10. Rogue Valley — Southern Oregon
Everyone knows Willamette Valley. Far fewer know that southern Oregon — the Rogue Valley around Ashland and Medford — is one of America's warmest cool-climate regions, producing structured Cabernet, Tempranillo, and Syrah that drink closer to Washington than to Oregon's famous Pinots.
- Best for: Tempranillo, Syrah, Cabernet Sauvignon, Viognier
- Style: Warmer, riper, more "Old World Spain" than the rest of Oregon
- Why hidden: "Oregon wine" still means Pinot Noir to most people
- Try first: Quady North Syrah, Troon Vineyard biodynamic blends, Del Rio Tempranillo.
What "hidden gem" actually translates to in your wine shop
If you find these regions on a wine list or shop shelf, three rules of thumb:
- Price-to-quality is usually outstanding. A $22 Virginia Cabernet Franc often punches at the level of a $45 Napa Cabernet Franc.

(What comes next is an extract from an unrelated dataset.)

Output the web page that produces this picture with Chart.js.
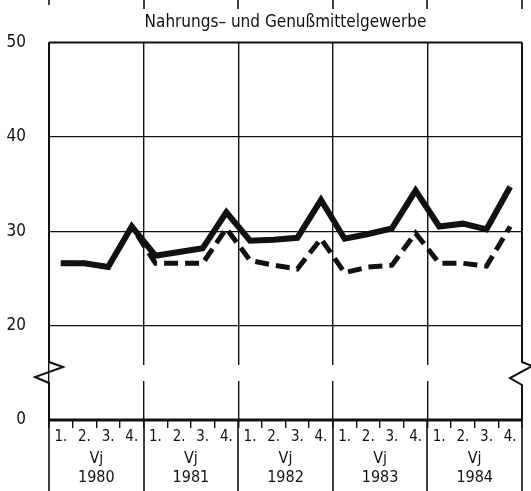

- Don't expect bold New World fruit. Most hidden-gem regions make leaner, more European-feeling wines. That's a feature, not a bug — they're more food-friendly.
- Trust the producer over the appellation. With smaller regions, individual producer quality varies more dramatically than it does in established regions.

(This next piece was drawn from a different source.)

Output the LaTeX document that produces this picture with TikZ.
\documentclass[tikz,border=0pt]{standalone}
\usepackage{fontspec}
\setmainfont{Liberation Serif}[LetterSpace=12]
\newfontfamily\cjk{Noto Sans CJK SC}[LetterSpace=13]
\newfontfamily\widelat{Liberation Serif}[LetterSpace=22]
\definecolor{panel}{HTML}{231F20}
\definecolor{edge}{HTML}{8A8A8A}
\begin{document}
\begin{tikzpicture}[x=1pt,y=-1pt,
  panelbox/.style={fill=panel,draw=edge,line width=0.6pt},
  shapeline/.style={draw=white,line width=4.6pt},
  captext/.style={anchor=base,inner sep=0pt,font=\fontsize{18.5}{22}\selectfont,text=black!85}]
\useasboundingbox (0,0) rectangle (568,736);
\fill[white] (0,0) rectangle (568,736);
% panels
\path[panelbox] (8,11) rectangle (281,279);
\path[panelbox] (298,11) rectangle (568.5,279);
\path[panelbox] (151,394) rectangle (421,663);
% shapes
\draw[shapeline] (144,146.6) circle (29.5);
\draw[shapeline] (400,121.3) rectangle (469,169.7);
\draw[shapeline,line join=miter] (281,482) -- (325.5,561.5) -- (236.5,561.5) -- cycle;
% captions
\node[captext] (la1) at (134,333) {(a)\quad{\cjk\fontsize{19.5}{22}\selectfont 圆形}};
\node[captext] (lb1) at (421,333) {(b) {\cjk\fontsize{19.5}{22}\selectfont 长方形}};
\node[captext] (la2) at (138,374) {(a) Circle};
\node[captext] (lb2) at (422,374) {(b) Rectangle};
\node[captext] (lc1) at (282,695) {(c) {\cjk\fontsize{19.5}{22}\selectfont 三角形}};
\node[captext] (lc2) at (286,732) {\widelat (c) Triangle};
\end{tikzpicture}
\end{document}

How to plan a hidden-gem wine-country trip
The best wine-region road trips are the ones that aren't already on Instagram. A few practical tips:
- Pick one underrated region and stay close. Trying to do "Texas wine country in two days" means seeing three wineries badly. Pick Fredericksburg or the High Plains and stay in one zone.
- Call ahead. Many small producers in these regions don't have walk-in tasting rooms. A 24-hour-ahead call usually unlocks something special.
- Buy at the tasting room. Most of these wines aren't distributed nationally. If you love something, take a bottle home — you won't find it at your local shop.
- Scan everything you love. Use the WineJoys Bottle Scanner to save the bottle's full info before you leave the tasting room. When the iOS app launches, your full visit log lives in your pocket.
Further reading
- The 10 Best U.S. Wine Regions, Explained — the famous regions
- The Ultimate U.S. Winery Road Trip Guide — how to actually plan a trip
- The Best Wineries in Every U.S. State — state-by-state highlights
- How to Read a Wine Label — for when you find a producer you've never heard of
- Napa Valley vs Finger Lakes — another famous-vs-underrated comparison
Skip Napa once. Drive somewhere weird. You'll discover three new favorite producers and your wallet will thank you.